What you are asked to do |
Please set down all the lines beneath this one exactly, without the pictures.

-- Begin --

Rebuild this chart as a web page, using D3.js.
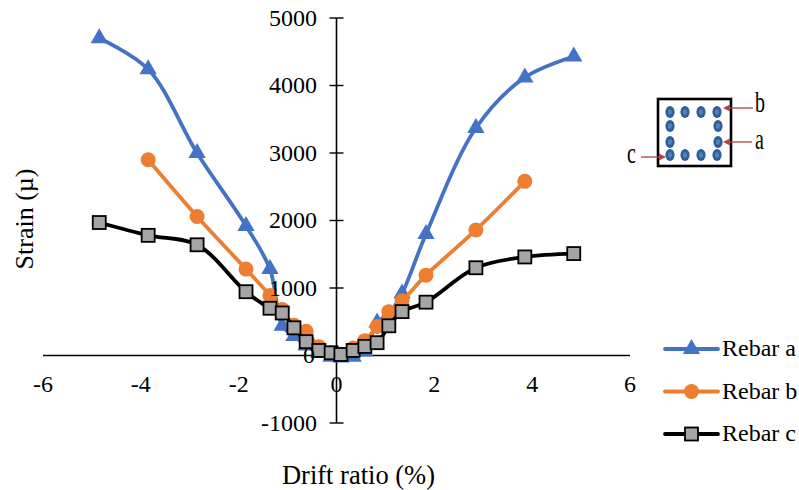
<!DOCTYPE html>
<html>
<head>
<meta charset="utf-8">
<script src="https://cdn.jsdelivr.net/npm/d3@7"></script>
<style>
  html, body { margin: 0; padding: 0; background: #fff; }
  svg { display: block; }
  text { font-family: "Liberation Serif", serif; fill: #000; }
</style>
</head>
<body>
<div id="chart"></div>
<script>
var xTicks = [-6, -4, -2, 0, 2, 4, 6];
var yTicks = [-1000, 0, 1000, 2000, 3000, 4000, 5000];

var rebarADrift = [-4.85, -3.85, -2.85, -1.85, -1.36, -1.11, -0.87, -0.62, -0.36, -0.11, 0.09, 0.34, 0.58, 0.83, 1.07, 1.34, 1.83, 2.85, 3.85, 4.85];
var rebarAStrain = [4700, 4240, 3000, 1920, 1280, 440, 290, 150, 40, -20, -30, -20, 60, 490, 620, 920, 1800, 3370, 4120, 4430];

var rebarBDrift = [-3.85, -2.85, -1.85, -1.36, -1.11, -0.87, -0.62, -0.36, -0.11, 0.09, 0.34, 0.58, 0.83, 1.07, 1.34, 1.83, 2.85, 3.85];
var rebarBStrain = [2900, 2060, 1280, 890, 680, 450, 360, 130, 40, 20, 110, 220, 430, 650, 810, 1190, 1860, 2580];

var rebarCDrift = [-4.85, -3.85, -2.85, -1.85, -1.36, -1.11, -0.87, -0.62, -0.36, -0.11, 0.09, 0.34, 0.58, 0.83, 1.07, 1.34, 1.83, 2.85, 3.85, 4.85];
var rebarCStrain = [1970, 1780, 1640, 945, 700, 630, 410, 205, 75, 40, 15, 75, 135, 190, 440, 650, 790, 1300, 1460, 1510];

var seriesNames = ["Rebar a", "Rebar b", "Rebar c"];
var seriesColors = ["#4472c4", "#ed7d31", "#000000"];

var svg = d3.select("#chart").append("svg").attr("width", 799).attr("height", 490);

var x = d3.scaleLinear().domain([-6, 6]).range([43, 630]);
var y = d3.scaleLinear().domain([-1000, 5000]).range([423, 18]);

// axes cross at zero
svg.append("line").attr("x1", x(-6)).attr("x2", x(6)).attr("y1", y(0)).attr("y2", y(0))
  .attr("stroke", "#000").attr("stroke-width", 1.6);
svg.append("line").attr("x1", x(0)).attr("x2", x(0)).attr("y1", y(5000)).attr("y2", y(-1000))
  .attr("stroke", "#000").attr("stroke-width", 1.6);

svg.selectAll(".ytick").data(yTicks).enter().append("line")
  .attr("class", "ytick")
  .attr("x1", x(0) - 7).attr("x2", x(0) + 7)
  .attr("y1", function(d) { return y(d); }).attr("y2", function(d) { return y(d); })
  .attr("stroke", "#000").attr("stroke-width", 1.4);

var line = d3.line()
  .x(function(d) { return x(d[0]); })
  .y(function(d) { return y(d[1]); })
  .curve(d3.curveCatmullRom.alpha(0.5));

function drawMarker(g, kind, cx, cy) {
  if (kind == 0) {
    g.append("path")
      .attr("d", d3.symbol().type(d3.symbolTriangle).size(130)())
      .attr("transform", "translate(" + cx + "," + cy + ")")
      .attr("fill", seriesColors[0]);
  } else if (kind == 1) {
    g.append("circle").attr("cx", cx).attr("cy", cy).attr("r", 7.5)
      .attr("fill", seriesColors[1]);
  } else {
    g.append("rect").attr("x", cx - 6.5).attr("y", cy - 6.5).attr("width", 13).attr("height", 13)
      .attr("fill", "#a5a5a5").attr("stroke", "#000").attr("stroke-width", 1.8);
  }
}

var allSeries = [
  d3.zip(rebarADrift, rebarAStrain),
  d3.zip(rebarBDrift, rebarBStrain),
  d3.zip(rebarCDrift, rebarCStrain)
];

allSeries.forEach(function(points, i) {
  var g = svg.append("g").attr("class", "series");
  g.append("path").attr("d", line(points))
    .attr("fill", "none")
    .attr("stroke", seriesColors[i])
    .attr("stroke-width", 3.8)
    .attr("stroke-linecap", "round");
  points.forEach(function(p) {
    drawMarker(g, i, x(p[0]), y(p[1]));
  });
});

// labels sit on top of the marks
svg.selectAll(".xlabel").data(xTicks).enter().append("text")
  .attr("class", "xlabel")
  .attr("x", function(d) { return x(d); })
  .attr("y", 392)
  .attr("text-anchor", "middle")
  .attr("font-size", 24)
  .text(function(d) { return d; });

svg.selectAll(".ylabel").data(yTicks).enter().append("text")
  .attr("class", "ylabel")
  .attr("x", function(d) { return d == 0 ? 315 : 317; })
  .attr("y", function(d) { return y(d) + 7.5; })
  .attr("text-anchor", "end")
  .attr("font-size", 24)
  .text(function(d) { return d; });

svg.append("text").attr("x", 358.5).attr("y", 484).attr("text-anchor", "middle")
  .attr("font-size", 26.5).text("Drift ratio (%)");
svg.append("text").attr("transform", "translate(33,219) rotate(-90)").attr("text-anchor", "middle")
  .attr("font-size", 26).text("Strain (µ)");

// legend
var legendY = d3.scalePoint().domain(seriesNames).range([349, 434]);
seriesNames.forEach(function(name, i) {
  var ly = legendY(name);
  var g = svg.append("g").attr("class", "legend");
  g.append("line").attr("x1", 665).attr("x2", 718).attr("y1", ly).attr("y2", ly)
    .attr("stroke", seriesColors[i]).attr("stroke-width", 3.8).attr("stroke-linecap", "round");
  drawMarker(g, i, 691.5, ly);
  g.append("text").attr("x", 722).attr("y", ly + 7).attr("font-size", 24).text(name);
});

// section sketch
var barX = [670, 685, 701, 717];
var barY = [112, 155];
var sideY = [126, 142];
var sideX = [670, 718];
var inset = svg.append("g").attr("class", "section");
inset.append("rect").attr("x", 658).attr("y", 99).attr("width", 73).attr("height", 67)
  .attr("fill", "#fff").attr("stroke", "#000").attr("stroke-width", 2.6);

function drawBar(cx, cy) {
  inset.append("ellipse").attr("cx", cx).attr("cy", cy).attr("rx", 4.6).attr("ry", 6)
    .attr("fill", "#2f5f97");
  inset.append("ellipse").attr("cx", cx).attr("cy", cy).attr("rx", 2).attr("ry", 2.8)
    .attr("fill", "#4f81bd");
}
barY.forEach(function(by) { barX.forEach(function(bx) { drawBar(bx, by); }); });
sideY.forEach(function(by) { sideX.forEach(function(bx) { drawBar(bx, by); }); });

var arrows = [
  { x1: 753, y1: 108, x2: 723, y2: 108 },
  { x1: 752, y1: 142, x2: 723, y2: 142 },
  { x1: 641, y1: 157, x2: 666, y2: 157 }
];
arrows.forEach(function(a) {
  var dir = a.x2 > a.x1 ? -1 : 1;
  inset.append("line").attr("x1", a.x1).attr("y1", a.y1).attr("x2", a.x2 + dir * 5).attr("y2", a.y2)
    .attr("stroke", "#b5404a").attr("stroke-width", 1.3);
  inset.append("path")
    .attr("d", "M" + a.x2 + "," + a.y2 + "L" + (a.x2 + dir * 7) + "," + (a.y2 - 3.5) + "L" + (a.x2 + dir * 7) + "," + (a.y2 + 3.5) + "Z")
    .attr("fill", "#b5404a");
});

var insetLabels = [
  { t: "b", x: 755, y: 112 },
  { t: "a", x: 755, y: 149 },
  { t: "c", x: 627, y: 163 }
];
insetLabels.forEach(function(l) {
  inset.append("text").attr("transform", "translate(" + l.x + "," + l.y + ") scale(1,1.45)")
    .attr("font-size", 20).text(l.t);
});
</script>
</body>
</html>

-- End --

Task solution |
Rebuild this chart as a web page, using D3.js.
<!DOCTYPE html>
<html>
<head>
<meta charset="utf-8">
<script src="https://cdn.jsdelivr.net/npm/d3@7"></script>
<style>
  html, body { margin: 0; padding: 0; background: #fff; }
  svg { display: block; }
  text { font-family: "Liberation Serif", serif; fill: #000; }
</style>
</head>
<body>
<div id="chart"></div>
<script>
var xTicks = [-6, -4, -2, 0, 2, 4, 6];
var yTicks = [-1000, 0, 1000, 2000, 3000, 4000, 5000];

var rebarADrift = [-4.85, -3.85, -2.85, -1.85, -1.36, -1.11, -0.87, -0.62, -0.36, -0.11, 0.09, 0.34, 0.58, 0.83, 1.07, 1.34, 1.83, 2.85, 3.85, 4.85];
var rebarAStrain = [4700, 4240, 3000, 1920, 1280, 440, 290, 150, 40, -20, -30, -20, 60, 490, 620, 920, 1800, 3370, 4120, 4430];

var rebarBDrift = [-3.85, -2.85, -1.85, -1.36, -1.11, -0.87, -0.62, -0.36, -0.11, 0.09, 0.34, 0.58, 0.83, 1.07, 1.34, 1.83, 2.85, 3.85];
var rebarBStrain = [2900, 2060, 1280, 890, 680, 450, 360, 130, 40, 20, 110, 220, 430, 650, 810, 1190, 1860, 2580];

var rebarCDrift = [-4.85, -3.85, -2.85, -1.85, -1.36, -1.11, -0.87, -0.62, -0.36, -0.11, 0.09, 0.34, 0.58, 0.83, 1.07, 1.34, 1.83, 2.85, 3.85, 4.85];
var rebarCStrain = [1970, 1780, 1640, 945, 700, 630, 410, 205, 75, 40, 15, 75, 135, 190, 440, 650, 790, 1300, 1460, 1510];

var seriesNames = ["Rebar a", "Rebar b", "Rebar c"];
var seriesColors = ["#4472c4", "#ed7d31", "#000000"];

var svg = d3.select("#chart").append("svg").attr("width", 799).attr("height", 490);

var x = d3.scaleLinear().domain([-6, 6]).range([43, 630]);
var y = d3.scaleLinear().domain([-1000, 5000]).range([423, 18]);

// axes cross at zero
svg.append("line").attr("x1", x(-6)).attr("x2", x(6)).attr("y1", y(0)).attr("y2", y(0))
  .attr("stroke", "#000").attr("stroke-width", 1.6);
svg.append("line").attr("x1", x(0)).attr("x2", x(0)).attr("y1", y(5000)).attr("y2", y(-1000))
  .attr("stroke", "#000").attr("stroke-width", 1.6);

svg.selectAll(".ytick").data(yTicks).enter().append("line")
  .attr("class", "ytick")
  .attr("x1", x(0) - 7).attr("x2", x(0) + 7)
  .attr("y1", function(d) { return y(d); }).attr("y2", function(d) { return y(d); })
  .attr("stroke", "#000").attr("stroke-width", 1.4);

var line = d3.line()
  .x(function(d) { return x(d[0]); })
  .y(function(d) { return y(d[1]); })
  .curve(d3.curveCatmullRom.alpha(0.5));

function drawMarker(g, kind, cx, cy) {
  if (kind == 0) {
    g.append("path")
      .attr("d", d3.symbol().type(d3.symbolTriangle).size(130)())
      .attr("transform", "translate(" + cx + "," + cy + ")")
      .attr("fill", seriesColors[0]);
  } else if (kind == 1) {
    g.append("circle").attr("cx", cx).attr("cy", cy).attr("r", 7.5)
      .attr("fill", seriesColors[1]);
  } else {
    g.append("rect").attr("x", cx - 6.5).attr("y", cy - 6.5).attr("width", 13).attr("height", 13)
      .attr("fill", "#a5a5a5").attr("stroke", "#000").attr("stroke-width", 1.8);
  }
}

var allSeries = [
  d3.zip(rebarADrift, rebarAStrain),
  d3.zip(rebarBDrift, rebarBStrain),
  d3.zip(rebarCDrift, rebarCStrain)
];

allSeries.forEach(function(points, i) {
  var g = svg.append("g").attr("class", "series");
  g.append("path").attr("d", line(points))
    .attr("fill", "none")
    .attr("stroke", seriesColors[i])
    .attr("stroke-width", 3.8)
    .attr("stroke-linecap", "round");
  points.forEach(function(p) {
    drawMarker(g, i, x(p[0]), y(p[1]));
  });
});

// labels sit on top of the marks
svg.selectAll(".xlabel").data(xTicks).enter().append("text")
  .attr("class", "xlabel")
  .attr("x", function(d) { return x(d); })
  .attr("y", 392)
  .attr("text-anchor", "middle")
  .attr("font-size", 24)
  .text(function(d) { return d; });

svg.selectAll(".ylabel").data(yTicks).enter().append("text")
  .attr("class", "ylabel")
  .attr("x", function(d) { return d == 0 ? 315 : 317; })
  .attr("y", function(d) { return y(d) + 7.5; })
  .attr("text-anchor", "end")
  .attr("font-size", 24)
  .text(function(d) { return d; });

svg.append("text").attr("x", 358.5).attr("y", 484).attr("text-anchor", "middle")
  .attr("font-size", 26.5).text("Drift ratio (%)");
svg.append("text").attr("transform", "translate(33,219) rotate(-90)").attr("text-anchor", "middle")
  .attr("font-size", 26).text("Strain (µ)");

// legend
var legendY = d3.scalePoint().domain(seriesNames).range([349, 434]);
seriesNames.forEach(function(name, i) {
  var ly = legendY(name);
  var g = svg.append("g").attr("class", "legend");
  g.append("line").attr("x1", 665).attr("x2", 718).attr("y1", ly).attr("y2", ly)
    .attr("stroke", seriesColors[i]).attr("stroke-width", 3.8).attr("stroke-linecap", "round");
  drawMarker(g, i, 691.5, ly);
  g.append("text").attr("x", 722).attr("y", ly + 7).attr("font-size", 24).text(name);
});

// section sketch
var barX = [670, 685, 701, 717];
var barY = [112, 155];
var sideY = [126, 142];
var sideX = [670, 718];
var inset = svg.append("g").attr("class", "section");
inset.append("rect").attr("x", 658).attr("y", 99).attr("width", 73).attr("height", 67)
  .attr("fill", "#fff").attr("stroke", "#000").attr("stroke-width", 2.6);

function drawBar(cx, cy) {
  inset.append("ellipse").attr("cx", cx).attr("cy", cy).attr("rx", 4.6).attr("ry", 6)
    .attr("fill", "#2f5f97");
  inset.append("ellipse").attr("cx", cx).attr("cy", cy).attr("rx", 2).attr("ry", 2.8)
    .attr("fill", "#4f81bd");
}
barY.forEach(function(by) { barX.forEach(function(bx) { drawBar(bx, by); }); });
sideY.forEach(function(by) { sideX.forEach(function(bx) { drawBar(bx, by); }); });

var arrows = [
  { x1: 753, y1: 108, x2: 723, y2: 108 },
  { x1: 752, y1: 142, x2: 723, y2: 142 },
  { x1: 641, y1: 157, x2: 666, y2: 157 }
];
arrows.forEach(function(a) {
  var dir = a.x2 > a.x1 ? -1 : 1;
  inset.append("line").attr("x1", a.x1).attr("y1", a.y1).attr("x2", a.x2 + dir * 5).attr("y2", a.y2)
    .attr("stroke", "#b5404a").attr("stroke-width", 1.3);
  inset.append("path")
    .attr("d", "M" + a.x2 + "," + a.y2 + "L" + (a.x2 + dir * 7) + "," + (a.y2 - 3.5) + "L" + (a.x2 + dir * 7) + "," + (a.y2 + 3.5) + "Z")
    .attr("fill", "#b5404a");
});

var insetLabels = [
  { t: "b", x: 755, y: 112 },
  { t: "a", x: 755, y: 149 },
  { t: "c", x: 627, y: 163 }
];
insetLabels.forEach(function(l) {
  inset.append("text").attr("transform", "translate(" + l.x + "," + l.y + ") scale(1,1.45)")
    .attr("font-size", 20).text(l.t);
});
</script>
</body>
</html>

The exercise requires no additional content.